----- Data section
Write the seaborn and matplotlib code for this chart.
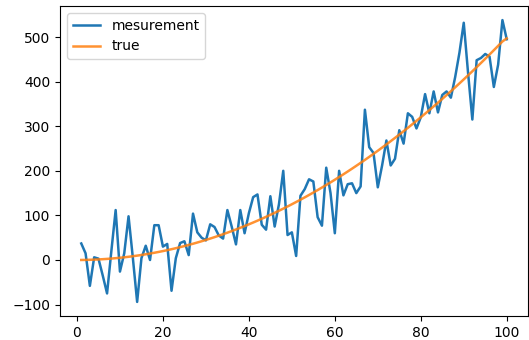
import matplotlib
matplotlib.use("Agg")
import matplotlib.pyplot as plt
import seaborn as sns
import numpy as np

x_vals = list(range(1, 101))

measurement = [
    37, 15, -58, 6, 3, -35, -75, 20, 112, -26,
    15, 98, 5, -94, 4, 32, 0, 78, 78, 30,
    36, -69, 4, 38, 42, 11, 104, 62, 50, 44,
    80, 74, 55, 48, 112, 75, 35, 112, 60, 105,
    141, 147, 79, 68, 143, 75, 125, 200, 56, 62,
    9, 144, 159, 181, 176, 96, 77, 207, 150, 60,
    200, 145, 170, 172, 150, 165, 337, 253, 240, 163,
    212, 268, 212, 227, 291, 261, 329, 321, 295, 320,
    372, 329, 378, 331, 370, 378, 364, 410, 465, 532,
    420, 315, 448, 453, 462, 456, 388, 438, 538, 495,
]

true_vals = [
    0.05, 0.2, 0.45, 0.8, 1.25, 1.8, 2.45, 3.2, 4.05, 5.0,
    6.05, 7.2, 8.45, 9.8, 11.25, 12.8, 14.45, 16.2, 18.05, 20.0,
    22.05, 24.2, 26.45, 28.8, 31.25, 33.8, 36.45, 39.2, 42.05, 45.0,
    48.05, 51.2, 54.45, 57.8, 61.25, 64.8, 68.45, 72.2, 76.05, 80.0,
    84.05, 88.2, 92.45, 96.8, 101.25, 105.8, 110.45, 115.2, 120.05, 125.0,
    130.05, 135.2, 140.45, 145.8, 151.25, 156.8, 162.45, 168.2, 174.05, 180.0,
    186.05, 192.2, 198.45, 204.8, 211.25, 217.8, 224.45, 231.2, 238.05, 245.0,
    252.05, 259.2, 266.45, 273.8, 281.25, 288.8, 296.45, 304.2, 312.05, 320.0,
    328.05, 336.2, 344.45, 352.8, 361.25, 369.8, 378.45, 387.2, 396.05, 405.0,
    414.05, 423.2, 432.45, 441.8, 451.25, 460.8, 470.45, 480.2, 490.05, 497.0,
]

fig = plt.figure(figsize=(5.29, 3.40), dpi=100)
ax = fig.add_axes([60 / 529, 24 / 340, 468 / 529, 310 / 340])

sns.lineplot(x=x_vals, y=measurement, ax=ax, color="#1f77b4", label="mesurement", linewidth=1.8)
sns.lineplot(x=x_vals, y=true_vals, ax=ax, color="#ff7f0e", label="true", linewidth=1.8, alpha=0.85)

ax.set_xticks([0, 20, 40, 60, 80, 100])
ax.set_yticks([-100, 0, 100, 200, 300, 400, 500])
ax.tick_params(labelsize=10)
ax.legend(loc="upper left", fontsize=10)

fig.savefig("out.png", dpi=100)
----------
■ Task directions: Only lines belong in the copy: transcribe those from the start of the data through the line that contains "x_vals = list(range(1, 101))", and skip the pictures.

■ Solution for this problem:
Write the seaborn and matplotlib code for this chart.
import matplotlib
matplotlib.use("Agg")
import matplotlib.pyplot as plt
import seaborn as sns
import numpy as np

x_vals = list(range(1, 101))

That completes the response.